Par exemple, je vais bientôt enregistrer le Concerto pour piano de Johanna Senfter, dont j'ai gravé il y a quelques années toute la musique pour alto et piano. C'était l'une des étudiantes favorites de Max Reger, mais le principal problème est que très peu de ses partitions ont été publiées. Aujourd'hui, il faut donc retrouver les manuscrits, notamment à Cologne, les recopier, etc. En faisant cela, j'estime faire un vrai travail de déchiffreur qui permettra à beaucoup d'amateurs de musique de découvrir cette compositrice, dont ils n'auraient sinon sans doute jamais entendu la moindre note.
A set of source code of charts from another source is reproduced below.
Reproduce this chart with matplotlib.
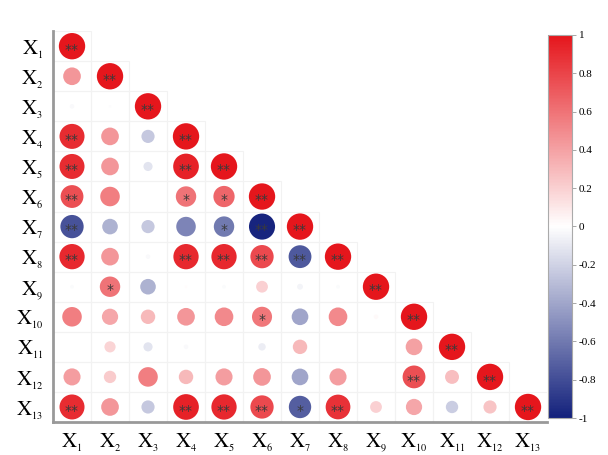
import numpy as np
import matplotlib
matplotlib.use("Agg")
import matplotlib.pyplot as plt
from matplotlib.colors import LinearSegmentedColormap
from matplotlib.patches import Rectangle

plt.rcParams['mathtext.fontset'] = 'stix'
plt.rcParams['font.family'] = ['Liberation Serif', 'DejaVu Serif']

labels = [r'$\mathrm{X}_{{}_{%d}}$' % i for i in range(1, 14)]

# lower triangle of correlation matrix, row by row
rows = [
    [1.0],
    [0.45, 1.0],
    [-0.03, -0.01, 1.0],
    [0.9, 0.45, -0.25, 1.0],
    [0.9, 0.45, -0.12, 0.95, 1.0],
    [0.75, 0.55, 0.0, 0.6, 0.65, 1.0],
    [-0.78, -0.35, -0.25, -0.55, -0.6, -0.98, 1.0],
    [0.92, 0.45, -0.03, 0.92, 0.92, 0.78, -0.75, 1.0],
    [-0.02, 0.6, -0.35, 0.01, -0.02, 0.2, -0.05, -0.02, 1.0],
    [0.55, 0.38, 0.3, 0.45, 0.5, 0.58, -0.4, 0.5, 0.03, 1.0],
    [0.0, 0.18, -0.12, -0.03, 0.0, -0.08, 0.3, 0.0, 0.0, 0.4, 1.0],
    [0.42, 0.22, 0.55, 0.3, 0.42, 0.45, -0.4, 0.42, 0.0, 0.75, 0.28, 1.0],
    [0.9, 0.45, -0.25, 0.95, 0.92, 0.78, -0.72, 0.88, 0.2, 0.38, -0.22, 0.25, 1.0],
]

# significance marks, same shape
stars = [
    ['**'],
    ['', '**'],
    ['', '', '**'],
    ['**', '', '', '**'],
    ['**', '', '', '**', '**'],
    ['**', '', '', '*', '*', '**'],
    ['**', '', '', '', '*', '**', '**'],
    ['**', '', '', '**', '**', '**', '**', '**'],
    ['', '*', '', '', '', '', '', '', '**'],
    ['', '', '', '', '', '*', '', '', '', '**'],
    ['', '', '', '', '', '', '', '', '', '', '**'],
    ['', '', '', '', '', '', '', '', '', '**', '', '**'],
    ['**', '', '', '**', '**', '**', '*', '**', '', '', '', '', '**'],
]

cmap = LinearSegmentedColormap.from_list('bwr2', ['#13217c', '#ffffff', '#e5161c'])

xs, ys, vals = [], [], []
for i, r in enumerate(rows):
    for j, v in enumerate(r):
        xs.append(j)
        ys.append(i)
        vals.append(v)
xs = np.array(xs)
ys = np.array(ys)
vals = np.array(vals)

fig = plt.figure(figsize=(6.08, 4.55), dpi=100)
ax = fig.add_axes([0.0872, 0.0725, 0.8125, 0.859])

for x, y in zip(xs, ys):
    ax.add_patch(Rectangle((x - 0.5, y - 0.5), 1, 1, fill=False,
                           edgecolor='#f2f2f2', linewidth=0.8, zorder=1))

sc = ax.scatter(xs, ys, s=360 * np.abs(vals), c=vals, cmap=cmap, vmin=-1, vmax=1,
                edgecolors='none', zorder=2)

for i, r in enumerate(stars):
    for j, s in enumerate(r):
        if s:
            ax.text(j, i + 0.12, s, ha='center', va='center', fontsize=10,
                    color='#3a3a3a', zorder=3, fontfamily='DejaVu Sans')

ax.set_xlim(-0.5, 12.5)
ax.set_ylim(12.5, -0.5)
ax.set_xticks(range(13))
ax.set_yticks(range(13))
ax.set_xticklabels(labels, fontsize=15)
ax.set_yticklabels(labels, fontsize=15)
ax.tick_params(length=0, pad=7)
for side in ['top', 'right']:
    ax.spines[side].set_visible(False)
for side in ['left', 'bottom']:
    ax.spines[side].set_color('#999999')
    ax.spines[side].set_linewidth(2)

cax = fig.add_axes([0.901, 0.0813, 0.0395, 0.842])
cb = fig.colorbar(sc, cax=cax)
cb.set_ticks([-1, -0.8, -0.6, -0.4, -0.2, 0, 0.2, 0.4, 0.6, 0.8, 1])
cb.set_ticklabels(['-1', '-0.8', '-0.6', '-0.4', '-0.2', '0', '0.2', '0.4', '0.6', '0.8', '1'])
cb.ax.tick_params(labelsize=8, length=3, width=0.6, color='#999999', pad=2)
cb.outline.set_edgecolor('#aaaaaa')
cb.outline.set_linewidth(0.8)

fig.savefig('out.png', dpi=100)
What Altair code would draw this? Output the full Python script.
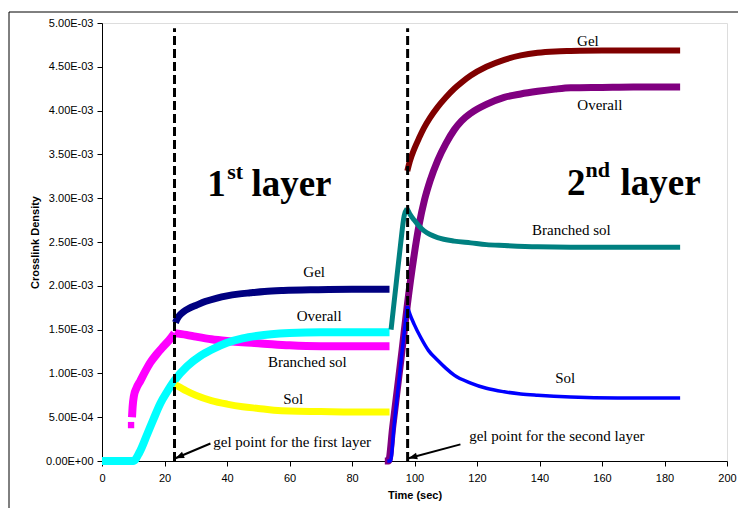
import altair as alt
import pandas as pd

# ---------------- data (time in s, crosslink density in units of 1E-03) ----------------
# first layer
overall1_t = [0, 5, 10, 12, 14.4, 16.5, 18.7, 21, 23.2, 27.2, 31.5, 35, 40, 45, 50, 60, 70, 80, 92]
overall1_v = [0, 0, 0, 0.1, 0.3, 0.48, 0.66, 0.8, 0.92, 1.08, 1.2, 1.27, 1.35, 1.40, 1.43, 1.46, 1.47, 1.47, 1.47]

branched1_t = [9.6, 9.8, 10.2, 11, 12.2, 13.8, 15.4, 17.5, 19.7, 21.5, 23.2, 27, 30, 35, 40, 45, 50, 60, 70, 80, 92]
branched1_v = [0.50, 0.62, 0.74, 0.83, 0.91, 1.02, 1.12, 1.22, 1.31, 1.38, 1.46, 1.44, 1.42, 1.39, 1.37, 1.355, 1.345, 1.32, 1.31, 1.31, 1.31]
branched1_first_t = [9.3]
branched1_first_v = [0.41]

gel1_t = [23.5, 24, 25, 26.1, 28, 30, 33, 36.8, 40, 43.5, 47.5, 52, 58, 68.7, 80, 92]
gel1_v = [1.58, 1.62, 1.67, 1.705, 1.745, 1.775, 1.82, 1.86, 1.885, 1.905, 1.92, 1.935, 1.946, 1.955, 1.96, 1.96]

sol1_t = [23.5, 25, 27, 30, 35, 40, 45, 50, 55, 60, 70, 80, 92]
sol1_v = [0.87, 0.84, 0.80, 0.75, 0.69, 0.65, 0.62, 0.60, 0.58, 0.57, 0.565, 0.56, 0.56]

# second layer
overall2_t = [90.5, 91.7, 93, 94.5, 96, 97.7, 99.8, 101.5, 103.2, 105, 107.4, 110, 112.7, 115, 118, 123,
              128.7, 134, 139.4, 145, 150, 160, 170, 185]
overall2_v = [0, 0, 0.38, 0.82, 1.26, 1.78, 2.33, 2.7, 2.98, 3.20, 3.43, 3.62, 3.78, 3.88, 3.97, 4.07,
              4.15, 4.19, 4.22, 4.245, 4.26, 4.265, 4.27, 4.27]

gel2_t = [97.7, 98.5, 99.9, 101.5, 103, 105, 107.4, 110, 112.7, 115, 118, 123, 128.7, 134, 139.4, 145, 150, 160, 170, 185]
gel2_v = [3.31, 3.42, 3.56, 3.69, 3.80, 3.92, 4.04, 4.15, 4.25, 4.32, 4.40, 4.50, 4.58, 4.63, 4.66, 4.675, 4.68, 4.685, 4.685, 4.685]

branched2_t = [92.5, 94, 95.5, 96.7, 97.6, 98.5, 99.9, 101.5, 103, 105, 107.4, 112.7, 118, 123, 128.7, 139.4, 150, 165, 185]
branched2_v = [1.50, 1.98, 2.46, 2.80, 2.88, 2.82, 2.75, 2.68, 2.63, 2.585, 2.55, 2.51, 2.49, 2.47, 2.46, 2.445, 2.44, 2.44, 2.44]

sol2_t = [91.3, 92.3, 93.5, 95, 96.5, 97.7, 98.5, 99.9, 102, 104.5, 107.4, 110, 112.7, 118, 123, 128.7, 134, 139.4, 150, 165, 185]
sol2_v = [0, 0, 0.42, 0.91, 1.40, 1.77, 1.68, 1.56, 1.41, 1.26, 1.15, 1.06, 0.98, 0.89, 0.83, 0.79, 0.765, 0.75, 0.73, 0.72, 0.72]

# gel points (dashed lines)
gel_point_t = [23.2, 97.8]
gel_point_top = 4.94

# axis ticks
x_ticks = [0, 20, 40, 60, 80, 100, 120, 140, 160, 180, 200]
y_ticks = [0, 0.5, 1.0, 1.5, 2.0, 2.5, 3.0, 3.5, 4.0, 4.5, 5.0]
y_tick_labels = ["0.00E+00", "5.00E-04", "1.00E-03", "1.50E-03", "2.00E-03", "2.50E-03",
                 "3.00E-03", "3.50E-03", "4.00E-03", "4.50E-03", "5.00E-03"]

# text labels (centered)
label_text = ["Gel", "Overall", "Branched sol", "Sol", "Gel", "Overall", "Branched sol", "Sol"]
label_t = [67.9, 69.5, 65.7, 61.2, 155.5, 159.3, 150.2, 148.2]
label_v = [2.10, 1.594, 1.078, 0.651, 4.735, 4.011, 2.583, 0.895]

# gel-point notes (left aligned) and arrows
note_text = ["gel point for the first layer", "gel point for the second layer"]
note_t = [35.6, 117.5]
note_v = [0.163, 0.232]
arrow_tail_t = [34.7, 114.7]
arrow_tail_v = [0.20, 0.19]
arrow_tip_t = [23.5, 98.1]
arrow_tip_v = [0.031, 0.031]

# big layer titles
big_text = ["1", "layer", "2", "layer"]
big_t = [33.7, 47.8, 148.8, 165.9]
big_v = [3.03, 3.03, 3.04, 3.04]
sup_text = ["st", "nd"]
sup_t = [40.1, 154.7]
sup_v = [3.22, 3.246]

# ---------------- styles ----------------
series = [
    # (t, v, color, width, split time for sharp corner)
    (branched1_t, branched1_v, "#FF00FF", 8, 23.2),
    (overall1_t, overall1_v, "#00FFFF", 8, None),
    (gel1_t, gel1_v, "#000080", 7, None),
    (sol1_t, sol1_v, "#FFFF00", 7, None),
    (overall2_t, overall2_v, "#800080", 7, None),
    (gel2_t, gel2_v, "#800000", 6, None),
    (branched2_t, branched2_v, "#008080", 5, 97.6),
    (sol2_t, sol2_v, "#0000FF", 3.5, 97.7),
]

label_expr = "{}[indexof({}, datum.value)]".format(
    "[" + ",".join("'%s'" % s for s in y_tick_labels) + "]",
    "[" + ",".join(str(v) for v in y_ticks) + "]",
)

X = alt.X("t:Q", scale=alt.Scale(domain=[0, 200], nice=False, zero=False),
          axis=alt.Axis(values=x_ticks, title="Time (sec)", grid=False, tickSize=5,
                        labelPadding=6, titlePadding=6, labelFontSize=11, titleFontSize=11,
                        labelFont="Liberation Sans", titleFont="Liberation Sans",
                        titleFontWeight="bold", labelColor="black", titleColor="black",
                        domainColor="black", tickColor="black", labelFlush=False))
Y = alt.Y("v:Q", scale=alt.Scale(domain=[0, 5], nice=False, zero=False),
          axis=alt.Axis(values=y_ticks, labelExpr=label_expr, title="Crosslink Density",
                        grid=False, tickSize=5, labelPadding=4, titlePadding=5,
                        labelFontSize=11, titleFontSize=11, labelFont="Liberation Sans",
                        titleFont="Liberation Sans", titleFontWeight="bold",
                        labelColor="black", titleColor="black", domainColor="black",
                        tickColor="black", labelFlush=False))

layers = []

# outer chart-area frame
dummy = pd.DataFrame({"a": [0]})
layers.append(alt.Chart(dummy).mark_rule(color="black", strokeWidth=1).encode(
    x=alt.value(-93), x2=alt.value(700), y=alt.value(-11)))
layers.append(alt.Chart(dummy).mark_rule(color="black", strokeWidth=1).encode(
    x=alt.value(-93), y=alt.value(-11), y2=alt.value(520)))

for t, v, color, w, split in series:
    rows = []
    for ti, vi in zip(t, v):
        if split is not None and ti == split:
            rows.append({"t": ti, "v": vi, "seg": 0})
            rows.append({"t": ti, "v": vi, "seg": 1})
        else:
            seg = 0 if (split is None or ti < split) else 1
            rows.append({"t": ti, "v": vi, "seg": seg})
    df = pd.DataFrame(rows)
    layers.append(alt.Chart(df).mark_line(color=color, strokeWidth=w, interpolate="monotone",
                                          strokeCap="butt").encode(
        x=X, y=Y, detail="seg:N", order="t:Q"))
    if color == "#FF00FF":
        layers.append(alt.Chart(pd.DataFrame({"t": branched1_first_t, "v": branched1_first_v}))
                      .mark_square(color=color, size=40, opacity=1).encode(x=X, y=Y))

# dashed gel-point lines
gp = pd.DataFrame({"t": gel_point_t, "v": [0] * len(gel_point_t), "v2": [gel_point_top] * len(gel_point_t)})
layers.append(alt.Chart(gp).mark_rule(color="black", strokeWidth=3, strokeDash=[9, 4]).encode(
    x=X, y=Y, y2="v2:Q"))

# arrows
arr = pd.DataFrame({"t": arrow_tail_t, "v": arrow_tail_v, "t2": arrow_tip_t, "v2": arrow_tip_v})
layers.append(alt.Chart(arr).mark_rule(color="black", strokeWidth=2).encode(
    x=X, y=Y, x2="t2:Q", y2="v2:Q"))
arrow_angles = [156.8, 164.8]
for i in range(len(arrow_tip_t)):
    head = pd.DataFrame({"t": [arrow_tip_t[i]], "v": [arrow_tip_v[i]]})
    layers.append(alt.Chart(head).mark_point(shape="M0,0L-1,-0.4L-1,0.4Z", filled=True, size=300,
                                             color="black", opacity=1, angle=arrow_angles[i]).encode(x=X, y=Y))

# labels
lab = pd.DataFrame({"t": label_t, "v": label_v, "txt": label_text})
layers.append(alt.Chart(lab).mark_text(font="Liberation Serif", fontSize=15, color="black",
                                       align="center", baseline="alphabetic").encode(
    x=X, y=Y, text="txt:N"))
notes = pd.DataFrame({"t": note_t, "v": note_v, "txt": note_text})
layers.append(alt.Chart(notes).mark_text(font="Liberation Serif", fontSize=15, color="black",
                                         align="left", baseline="alphabetic").encode(
    x=X, y=Y, text="txt:N"))
big = pd.DataFrame({"t": big_t, "v": big_v, "txt": big_text})
layers.append(alt.Chart(big).mark_text(font="Liberation Serif", fontSize=37, fontWeight="bold",
                                       color="black", align="left", baseline="alphabetic").encode(
    x=X, y=Y, text="txt:N"))
sup = pd.DataFrame({"t": sup_t, "v": sup_v, "txt": sup_text})
layers.append(alt.Chart(sup).mark_text(font="Liberation Serif", fontSize=22, fontWeight="bold",
                                       color="black", align="left", baseline="alphabetic").encode(
    x=X, y=Y, text="txt:N"))

chart = alt.layer(*layers).properties(
    width=625, height=438,
    autosize=alt.AutoSizeParams(type="none"),
    padding={"left": 94, "top": 15, "right": 11, "bottom": 47},
).configure_view(stroke="#808080", strokeWidth=1).configure(background="white")

chart.save("out.html", embed_options={"renderer": "svg", "actions": False})
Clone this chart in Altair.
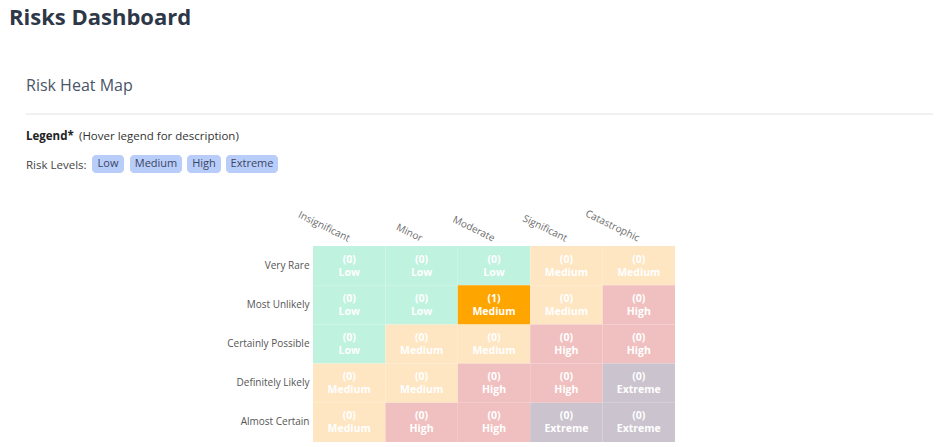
import altair as alt
import pandas as pd

impacts = ["Insignificant", "Minor", "Moderate", "Significant", "Catastrophic"]
likelihoods = ["Very Rare", "Most Unlikely", "Certainly Possible", "Definitely Likely", "Almost Certain"]
levels = [
    ["Low", "Low", "Low", "Medium", "Medium"],
    ["Low", "Low", "Medium", "Medium", "High"],
    ["Low", "Medium", "Medium", "High", "High"],
    ["Medium", "Medium", "High", "High", "Extreme"],
    ["Medium", "High", "High", "Extreme", "Extreme"],
]
counts = [
    [0, 0, 0, 0, 0],
    [0, 0, 1, 0, 0],
    [0, 0, 0, 0, 0],
    [0, 0, 0, 0, 0],
    [0, 0, 0, 0, 0],
]
level_names = ["Low", "Medium", "High", "Extreme"]
level_colors = ["#c0f2e0", "#fee6c3", "#f0c0c0", "#cbc3cd"]
active_color = "#ffa500"

rows = []
for i, lk in enumerate(likelihoods):
    for j, im in enumerate(impacts):
        rows.append({"impact": im, "likelihood": lk, "level": levels[i][j],
                     "count": counts[i][j], "count_label": f"({counts[i][j]})"})
df = pd.DataFrame(rows)

FONT = "Open Sans"

xenc = alt.X("impact:N", sort=impacts, title=None,
             scale=alt.Scale(paddingInner=0, paddingOuter=0),
             axis=alt.Axis(orient="top", labelAngle=26, labelAlign="right",
                           labelBaseline="bottom", labelPadding=3, labelOffset=-2,
                           domain=False, ticks=False, labelColor="#6b6b6b",
                           labelFontSize=10, labelFont=FONT))
yenc = alt.Y("likelihood:N", sort=likelihoods, title=None,
             scale=alt.Scale(paddingInner=0, paddingOuter=0),
             axis=alt.Axis(domain=False, ticks=False, labelPadding=4,
                           labelColor="#555", labelFontSize=10, labelFont=FONT))

base = alt.Chart(df)
heat = base.mark_rect().encode(
    x=xenc, y=yenc,
    color=alt.condition(alt.datum.count > 0, alt.value(active_color),
                        alt.Color("level:N", scale=alt.Scale(domain=level_names, range=level_colors),
                                  legend=None)),
)
txt1 = base.mark_text(font=FONT, fontWeight="bold", fontSize=10.5, color="white",
                      baseline="middle", dy=-6).encode(x=xenc, y=yenc, text="count_label:N")
txt2 = base.mark_text(font=FONT, fontWeight="bold", fontSize=10.5, color="white",
                      baseline="middle", dy=7).encode(x=xenc, y=yenc, text="level:N")

one = alt.Data(values=[{"a": 1}])

def label(text, x, y, size, color, weight="normal", align="left"):
    return alt.Chart(one).mark_text(text=text, font=FONT, fontSize=size, color=color,
                                    fontWeight=weight, align=align, baseline="alphabetic").encode(
        x=alt.value(x), y=alt.value(y))

# origin of plot area is at page (313, 246)
title = label("Risks Dashboard", -304, -221, 22, "#2d3748", "bold")
sub = label("Risk Heat Map", -287, -155, 16, "#4a5568")
line = alt.Chart(one).mark_rule(color="#e3e3e3", strokeWidth=1).encode(
    x=alt.value(-287), x2=alt.value(620), y=alt.value(-132))
leg1 = label("Legend*", -287, -106, 11.5, "#222", "bold")
leg2 = label("(Hover legend for description)", -234, -106, 11.5, "#333")
risk = label("Risk Levels:", -287, -77, 11.5, "#444")

badge_x = [(-221, -189), (-183, -131), (-126, -92), (-87, -35)]
badges = []
for name, (x1, x2) in zip(level_names, badge_x):
    badges.append(alt.Chart(one).mark_rect(color="#b9cdfb", cornerRadius=4).encode(
        x=alt.value(x1), x2=alt.value(x2), y=alt.value(-91), y2=alt.value(-73)))
    badges.append(alt.Chart(one).mark_text(text=name, font=FONT, fontSize=11, color="#3a4660",
                                           align="center", baseline="middle").encode(
        x=alt.value((x1 + x2) / 2), y=alt.value(-82)))

chart = alt.layer(heat, txt1, txt2, title, sub, line, leg1, leg2, risk, *badges).properties(
    width=362, height=196,
    autosize=alt.AutoSizeParams(type="none"),
    padding={"left": 305, "top": 238, "right": 258, "bottom": 0},
).configure_view(stroke=None)

chart.save("out.html", embed_options={"renderer": "svg", "actions": False})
Enfin, je voudrais ajouter que j'ai beaucoup de respect pour les interprètes célèbres qui ne se contentent pas de programmer le grand répertoire, mais vont aussi rechercher des raretés et font des commandes. Gidon Kremer, sans doute le prix le plus important délivré aux ICMA 2025 (ndlr : Prix pour l'ensemble de sa carrière), a toujours joué Bach ou Tchaïkovski, mais il a aussi énormément commandé, et des compositeurs comme Schnittke ou Goubaïdulina (qui vient malheureusement de nous quitter), lui doivent une grande partie de leur renommée. Il est très important pour moi d'être quelqu'un qui participe – à un niveau que je sais plus modeste – réellement à l'histoire musicale, à la fois par la redécouverte, et aussi par la création contemporaine grâce à de nouvelles commandes.